Adds the source operand (second operand) and the carry (CF) flag, and subtracts the result from the destination operand (first operand). The result of the subtraction is stored in the destination operand. The destination operand can be a register or a memory location; the source operand can be an immediate, a register, or a memory location.

0x04

Toggles the case of a char (upper/lower)

xor al, 0x20

0x05

I had to look this one up online:

Allows to branch depending on whether rax is in range [5,9] using only one jbe jump.

sub rax, 5
cmp rax, 4

0x06

This does nothing.

The NOT instruction is a logical negation. If you have 1010, it becomes 0101. The NEG instruction is the two's complement negative.
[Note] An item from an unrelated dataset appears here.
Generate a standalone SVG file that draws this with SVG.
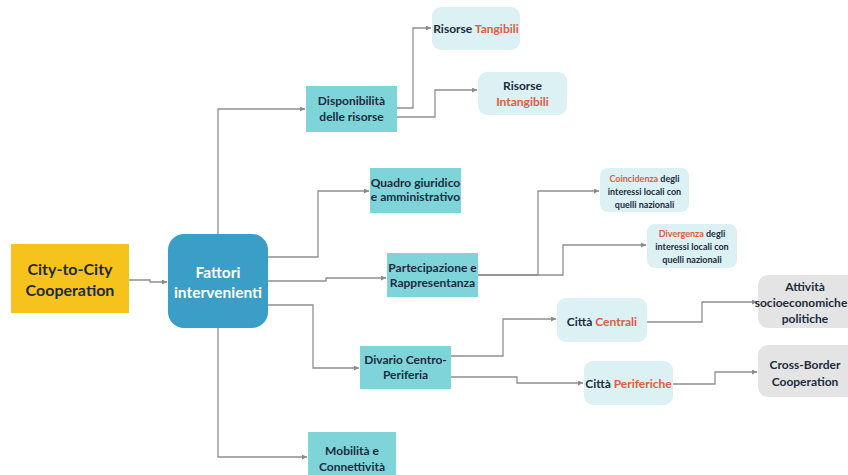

The two's compliment algorithm is basically:

So negating and adding one, is the same thing as NEG. So we're basically executing NEG twice, which give us the same result.

not rax
inc rax
neg rax

0x07

This also does nothing.

Say rax is 10.

  1. inc rax == 11
  2. neg rax == -11
  3. inc rax == -10
  4. neg rax == 10
inc rax
neg rax
inc rax
neg rax

0x08

rcr is like a shift to the right, which is effectively a division by two.

The below calculates the average between rax and rdx.

However, if there's some overflow, or for example if one operator is negative and the other positive, the operation can fail.

Try setting rax to -20 and rdx to 30, for example.

add rax, rdx
rcr rax, 1

0x09

Calculates rax/8 and rounds it up to the near integer.

Try with:

shr rax, 3
adc rax, 0

0x0a

Increments by one an arbitrarily long little-endian integer at rdi.

I had to look this one up.

add byte [rdi], 1
.loop:
    inc rdi
    adc byte [rdi], 0
    loop .loop

0x0b

My solution was: Negate rdx if rax == 0, do a not otherwise.

Computes the negation of the 128-bit integer stored in the RDX:RAX registers (thanks Aviya Erenfeld!).